§ Work required
Repeat, exactly and completely, the material that follows. Omit the pictures.

§ Data supplied
╔══

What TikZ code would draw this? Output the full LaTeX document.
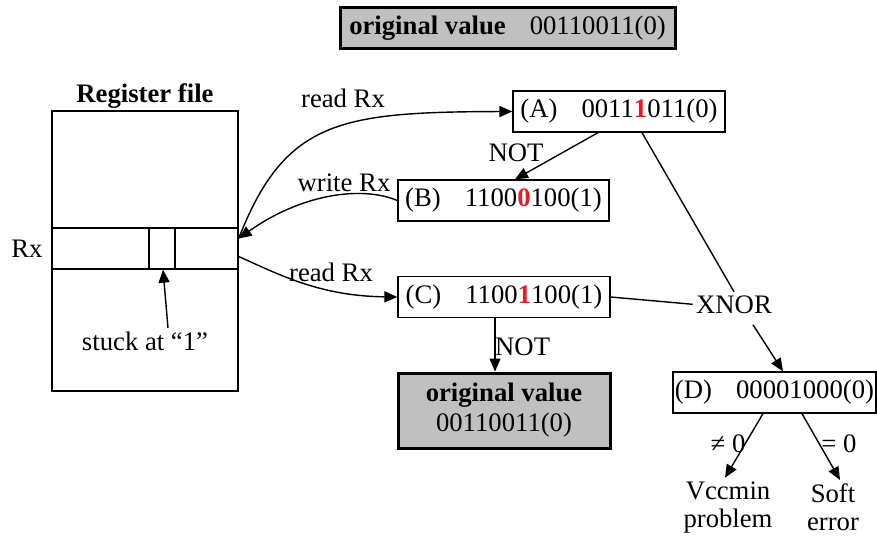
\documentclass[tikz,border=0pt]{standalone}
\usepackage{fontspec}
\setmainfont{Liberation Serif}
\usepackage{tikz}
\usetikzlibrary{arrows.meta}

\definecolor{boxgray}{RGB}{192,192,192}
\definecolor{bitred}{RGB}{230,30,36}
\newcommand{\rbit}[1]{\textcolor{bitred}{\textbf{#1}}}

\begin{document}
\begin{tikzpicture}[x=1pt,y=-1pt,
  every node/.style={font=\fontsize{26.7}{30}\selectfont},
  frame/.style={draw,line width=1.3pt,inner sep=0pt},
  valbox/.style={frame,minimum width=212pt,minimum height=41pt},
  origbox/.style={draw,fill=boxgray,line width=3pt,inner sep=0pt,align=center},
  lbl/.style={anchor=base},
  twoline/.style={align=center,font=\fontsize{26.7}{28}\selectfont},
  conn/.style={line width=1.4pt},
  arr/.style={conn,-{Triangle[length=13pt,width=11pt]}}]

  \useasboundingbox (0,0) rectangle (877,537);

  % original value on top
  \node[origbox,minimum width=335pt,minimum height=41pt] (orig) at (507.5,28)
    {\textbf{original value}\hspace{0.9em}00110011(0)};

  % register file
  \node[frame,minimum width=186pt,minimum height=280pt] (reg) at (145,251) {};
  \node[frame,minimum width=186pt,minimum height=41pt] (rx) at (145,248.5) {};
  \node[frame,minimum width=26pt,minimum height=41pt] (cell) at (162,248.5) {};
  \node[lbl] (regname) at (145,103) {\textbf{Register file}};
  \node[lbl] (rxname) at (27,258) {Rx};
  \node[lbl] (stuck) at (145,350) {stuck at “1”};
  \draw[arr] ([xshift=23pt]stuck.north) -- ([xshift=1pt]cell.south);

  % values
  \node[valbox] (A) at (619,111.5) {(A)\hspace{0.9em}0011\rbit{1}011(0)};
  \node[valbox,minimum width=211pt] (B) at (503.5,200.5) {(B)\hspace{0.9em}1100\rbit{0}100(1)};
  \node[valbox] (C) at (504,297) {(C)\hspace{0.9em}1100\rbit{1}100(1)};
  \node[origbox,minimum width=212pt,minimum height=75pt] (orig2) at (504,410.5)
    {\textbf{original value}\\00110011(0)};
  \node[valbox,minimum width=203pt] (D) at (774.5,392.5) {(D)\hspace{0.9em}00001000(0)};
  \node[lbl] (xnor) at (734,313) {XNOR};
  \node[twoline] (vcc) at (728,507) {Vccmin\\problem};
  \node[twoline] (soft) at (833,507) {Soft\\error};

  % read / write
  \draw[arr] ([yshift=10pt]rx.east) .. controls (285,120) and (340,112) .. (A.west);
  \draw[arr] (B.west) .. controls (360,185) and (300,195) .. ([yshift=10pt]rx.east);
  \draw[arr] ([yshift=-8pt]rx.east) .. controls (280,275) and (320,296) .. (C.west);
  \node[lbl] (rd1) at (343,108) {read Rx};
  \node[lbl] (wr) at (344,192) {write Rx};
  \node[lbl] (rd2) at (331,281) {read Rx};

  % NOT
  \draw[arr] ([xshift=-21pt]A.south) -- ([xshift=11.5pt]B.north);
  \node[lbl] (not1) at (516,162) {NOT};
  \draw[arr] ([xshift=-9pt]C.south) -- ([xshift=-9pt]orig2.north);
  \node[lbl,anchor=base west,inner sep=0pt] (not2) at (495,355) {NOT};

  % XNOR
  \draw[conn] ([xshift=23pt]A.south) -- (xnor.north);
  \draw[conn] (C.east) -- (xnor.west);
  \draw[arr] ([shift={(19pt,-8pt)}]xnor.south) -- ([xshift=8.5pt]D.north);

  % result
  \draw[arr] ([xshift=-11.5pt]D.south) -- ([xshift=-3pt]vcc.north);
  \draw[arr] ([xshift=27.5pt]D.south) -- ([xshift=7pt]soft.north);
  \node[lbl] (ne) at (728,452) {≠ 0};
  \node[lbl] (eq) at (839,452) {= 0};

\end{tikzpicture}
\end{document}
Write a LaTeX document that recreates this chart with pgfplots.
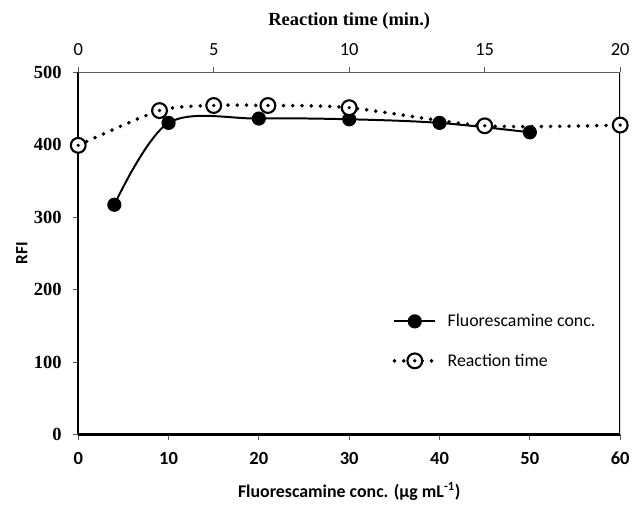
\documentclass[border={9pt 0pt 0pt 6pt}]{standalone}
\usepackage{pgfplots}
\pgfplotsset{compat=1.18}
\usepackage{fontspec}
\setmainfont{Liberation Serif}
\newfontfamily\calibri{Carlito}

% open circle with a dot in the middle
\pgfdeclareplotmark{dotcirc}{%
  \pgfpathcircle{\pgfpointorigin}{\pgfplotmarksize}%
  \pgfsetfillcolor{white}\pgfusepathqfillstroke
  \pgfpathcircle{\pgfpointorigin}{0.25\pgfplotmarksize}%
  \pgfsetfillcolor{black}\pgfusepathqfill}

\pgfplotsset{
  concstyle/.style={black, line width=1.5pt, smooth, tension=0.55,
    mark=*, mark size=4.6pt, mark options={solid, fill=black}},
  timestyle/.style={black, line width=3pt, line cap=round,
    dash pattern=on 0pt off 7pt, smooth, tension=0.45,
    mark=dotcirc, mark size=5.6pt, mark options={solid, line width=1.6pt}},
}

\begin{document}
\begin{tikzpicture}
\begin{axis}[
    scale only axis,
    width=410pt, height=274pt,
    xmin=0, xmax=60, ymin=0, ymax=500,
    axis x line*=bottom, axis y line*=left,
    xtick={0,10,...,60}, ytick={0,100,...,500},
    tick align=outside, major tick length=4pt,
    tick style={gray!70!black, line width=0.6pt},
    axis line style={line width=1.8pt, -},
    /pgf/number format/assume math mode=true,
    x tick label style={font=\calibri\bfseries\fontsize{14}{16}\selectfont, yshift=-6pt},
    y tick label style={font=\bfseries\fontsize{14}{16}\selectfont, xshift=-5pt},
    xlabel={\calibri\bfseries\fontsize{13.5}{16}\selectfont Fluorescamine conc. (µg mL\textsuperscript{-1})},
    ylabel={\calibri\bfseries\fontsize{13}{15}\selectfont RFI},
    xlabel style={yshift=-6pt},
    ylabel style={yshift=-2pt},
]
\draw[line width=1.8pt] (rel axis cs:1,0) -- (rel axis cs:1,1);
\addplot[concstyle] coordinates {
    (4,317) (10,430) (20,436) (30,435) (40,430) (50,417)
};
\end{axis}
\begin{axis}[
    scale only axis,
    width=410pt, height=274pt,
    xmin=0, xmax=20, ymin=0, ymax=500,
    axis x line*=top, axis y line=none,
    xtick={0,5,...,20},
    tick align=outside, major tick length=4pt,
    tick style={gray!70!black, line width=0.6pt},
    x axis line style={gray!70!black, line width=1pt, -},
    /pgf/number format/assume math mode=true,
    x tick label style={font=\calibri\fontsize{14}{16}\selectfont, yshift=5pt},
    xlabel={\bfseries\fontsize{14}{16}\selectfont Reaction time (min.)},
    xlabel style={yshift=4pt},
    legend style={draw=none, fill=none, at={(0.572,0.168)}, anchor=south west,
      font=\calibri\fontsize{13.5}{16}\selectfont, row sep=15pt,
      /tikz/every odd column/.append style={column sep=6pt}},
    legend cell align=left,
    legend image code/.code={%
      \draw[mark repeat=2, mark phase=2] plot coordinates {(0cm,0cm) (0.54cm,0cm) (1.08cm,0cm)};},
]
\addlegendimage{concstyle}
\addlegendentry{Fluorescamine conc.}
\addplot[timestyle] coordinates {
    (0,399) (3,447) (5,454) (7,454) (10,451) (15,426) (20,427)
};
\addlegendentry{Reaction time}
\end{axis}
\end{tikzpicture}
\end{document}
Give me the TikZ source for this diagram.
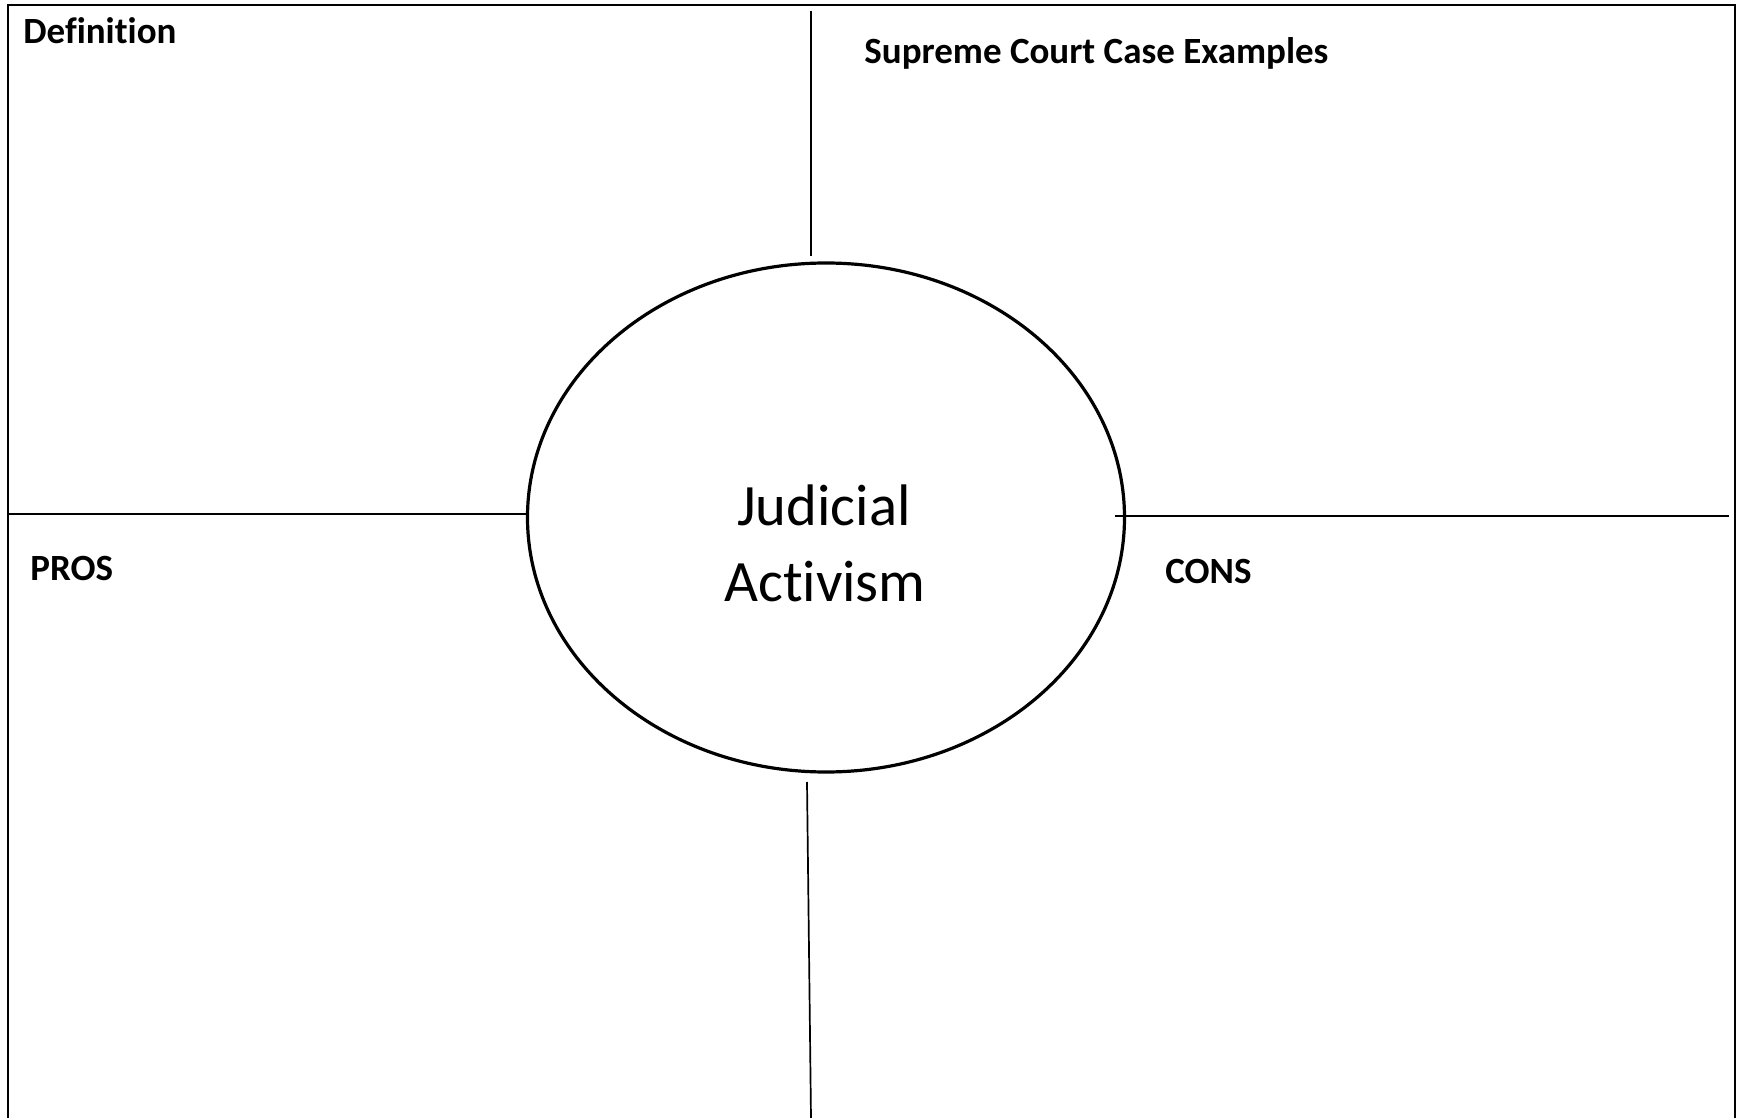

╚══

§ Result for this task
What TikZ code would draw this? Output the full LaTeX document.
\documentclass[tikz,border=0pt]{standalone}
\usepackage{fontspec}
\setmainfont{Liberation Serif}
\usepackage{tikz}
\usetikzlibrary{arrows.meta}

\definecolor{boxgray}{RGB}{192,192,192}
\definecolor{bitred}{RGB}{230,30,36}
\newcommand{\rbit}[1]{\textcolor{bitred}{\textbf{#1}}}

\begin{document}
\begin{tikzpicture}[x=1pt,y=-1pt,
  every node/.style={font=\fontsize{26.7}{30}\selectfont},
  frame/.style={draw,line width=1.3pt,inner sep=0pt},
  valbox/.style={frame,minimum width=212pt,minimum height=41pt},
  origbox/.style={draw,fill=boxgray,line width=3pt,inner sep=0pt,align=center},
  lbl/.style={anchor=base},
  twoline/.style={align=center,font=\fontsize{26.7}{28}\selectfont},
  conn/.style={line width=1.4pt},
  arr/.style={conn,-{Triangle[length=13pt,width=11pt]}}]

  \useasboundingbox (0,0) rectangle (877,537);

  % original value on top
  \node[origbox,minimum width=335pt,minimum height=41pt] (orig) at (507.5,28)
    {\textbf{original value}\hspace{0.9em}00110011(0)};

  % register file
  \node[frame,minimum width=186pt,minimum height=280pt] (reg) at (145,251) {};
  \node[frame,minimum width=186pt,minimum height=41pt] (rx) at (145,248.5) {};
  \node[frame,minimum width=26pt,minimum height=41pt] (cell) at (162,248.5) {};
  \node[lbl] (regname) at (145,103) {\textbf{Register file}};
  \node[lbl] (rxname) at (27,258) {Rx};
  \node[lbl] (stuck) at (145,350) {stuck at “1”};
  \draw[arr] ([xshift=23pt]stuck.north) -- ([xshift=1pt]cell.south);

  % values
  \node[valbox] (A) at (619,111.5) {(A)\hspace{0.9em}0011\rbit{1}011(0)};
  \node[valbox,minimum width=211pt] (B) at (503.5,200.5) {(B)\hspace{0.9em}1100\rbit{0}100(1)};
  \node[valbox] (C) at (504,297) {(C)\hspace{0.9em}1100\rbit{1}100(1)};
  \node[origbox,minimum width=212pt,minimum height=75pt] (orig2) at (504,410.5)
    {\textbf{original value}\\00110011(0)};
  \node[valbox,minimum width=203pt] (D) at (774.5,392.5) {(D)\hspace{0.9em}00001000(0)};
  \node[lbl] (xnor) at (734,313) {XNOR};
  \node[twoline] (vcc) at (728,507) {Vccmin\\problem};
  \node[twoline] (soft) at (833,507) {Soft\\error};

  % read / write
  \draw[arr] ([yshift=10pt]rx.east) .. controls (285,120) and (340,112) .. (A.west);
  \draw[arr] (B.west) .. controls (360,185) and (300,195) .. ([yshift=10pt]rx.east);
  \draw[arr] ([yshift=-8pt]rx.east) .. controls (280,275) and (320,296) .. (C.west);
  \node[lbl] (rd1) at (343,108) {read Rx};
  \node[lbl] (wr) at (344,192) {write Rx};
  \node[lbl] (rd2) at (331,281) {read Rx};

  % NOT
  \draw[arr] ([xshift=-21pt]A.south) -- ([xshift=11.5pt]B.north);
  \node[lbl] (not1) at (516,162) {NOT};
  \draw[arr] ([xshift=-9pt]C.south) -- ([xshift=-9pt]orig2.north);
  \node[lbl,anchor=base west,inner sep=0pt] (not2) at (495,355) {NOT};

  % XNOR
  \draw[conn] ([xshift=23pt]A.south) -- (xnor.north);
  \draw[conn] (C.east) -- (xnor.west);
  \draw[arr] ([shift={(19pt,-8pt)}]xnor.south) -- ([xshift=8.5pt]D.north);

  % result
  \draw[arr] ([xshift=-11.5pt]D.south) -- ([xshift=-3pt]vcc.north);
  \draw[arr] ([xshift=27.5pt]D.south) -- ([xshift=7pt]soft.north);
  \node[lbl] (ne) at (728,452) {≠ 0};
  \node[lbl] (eq) at (839,452) {= 0};

\end{tikzpicture}
\end{document}
Write a LaTeX document that recreates this chart with pgfplots.
\documentclass[border={9pt 0pt 0pt 6pt}]{standalone}
\usepackage{pgfplots}
\pgfplotsset{compat=1.18}
\usepackage{fontspec}
\setmainfont{Liberation Serif}
\newfontfamily\calibri{Carlito}

% open circle with a dot in the middle
\pgfdeclareplotmark{dotcirc}{%
  \pgfpathcircle{\pgfpointorigin}{\pgfplotmarksize}%
  \pgfsetfillcolor{white}\pgfusepathqfillstroke
  \pgfpathcircle{\pgfpointorigin}{0.25\pgfplotmarksize}%
  \pgfsetfillcolor{black}\pgfusepathqfill}

\pgfplotsset{
  concstyle/.style={black, line width=1.5pt, smooth, tension=0.55,
    mark=*, mark size=4.6pt, mark options={solid, fill=black}},
  timestyle/.style={black, line width=3pt, line cap=round,
    dash pattern=on 0pt off 7pt, smooth, tension=0.45,
    mark=dotcirc, mark size=5.6pt, mark options={solid, line width=1.6pt}},
}

\begin{document}
\begin{tikzpicture}
\begin{axis}[
    scale only axis,
    width=410pt, height=274pt,
    xmin=0, xmax=60, ymin=0, ymax=500,
    axis x line*=bottom, axis y line*=left,
    xtick={0,10,...,60}, ytick={0,100,...,500},
    tick align=outside, major tick length=4pt,
    tick style={gray!70!black, line width=0.6pt},
    axis line style={line width=1.8pt, -},
    /pgf/number format/assume math mode=true,
    x tick label style={font=\calibri\bfseries\fontsize{14}{16}\selectfont, yshift=-6pt},
    y tick label style={font=\bfseries\fontsize{14}{16}\selectfont, xshift=-5pt},
    xlabel={\calibri\bfseries\fontsize{13.5}{16}\selectfont Fluorescamine conc. (µg mL\textsuperscript{-1})},
    ylabel={\calibri\bfseries\fontsize{13}{15}\selectfont RFI},
    xlabel style={yshift=-6pt},
    ylabel style={yshift=-2pt},
]
\draw[line width=1.8pt] (rel axis cs:1,0) -- (rel axis cs:1,1);
\addplot[concstyle] coordinates {
    (4,317) (10,430) (20,436) (30,435) (40,430) (50,417)
};
\end{axis}
\begin{axis}[
    scale only axis,
    width=410pt, height=274pt,
    xmin=0, xmax=20, ymin=0, ymax=500,
    axis x line*=top, axis y line=none,
    xtick={0,5,...,20},
    tick align=outside, major tick length=4pt,
    tick style={gray!70!black, line width=0.6pt},
    x axis line style={gray!70!black, line width=1pt, -},
    /pgf/number format/assume math mode=true,
    x tick label style={font=\calibri\fontsize{14}{16}\selectfont, yshift=5pt},
    xlabel={\bfseries\fontsize{14}{16}\selectfont Reaction time (min.)},
    xlabel style={yshift=4pt},
    legend style={draw=none, fill=none, at={(0.572,0.168)}, anchor=south west,
      font=\calibri\fontsize{13.5}{16}\selectfont, row sep=15pt,
      /tikz/every odd column/.append style={column sep=6pt}},
    legend cell align=left,
    legend image code/.code={%
      \draw[mark repeat=2, mark phase=2] plot coordinates {(0cm,0cm) (0.54cm,0cm) (1.08cm,0cm)};},
]
\addlegendimage{concstyle}
\addlegendentry{Fluorescamine conc.}
\addplot[timestyle] coordinates {
    (0,399) (3,447) (5,454) (7,454) (10,451) (15,426) (20,427)
};
\addlegendentry{Reaction time}
\end{axis}
\end{tikzpicture}
\end{document}
Give me the TikZ source for this diagram.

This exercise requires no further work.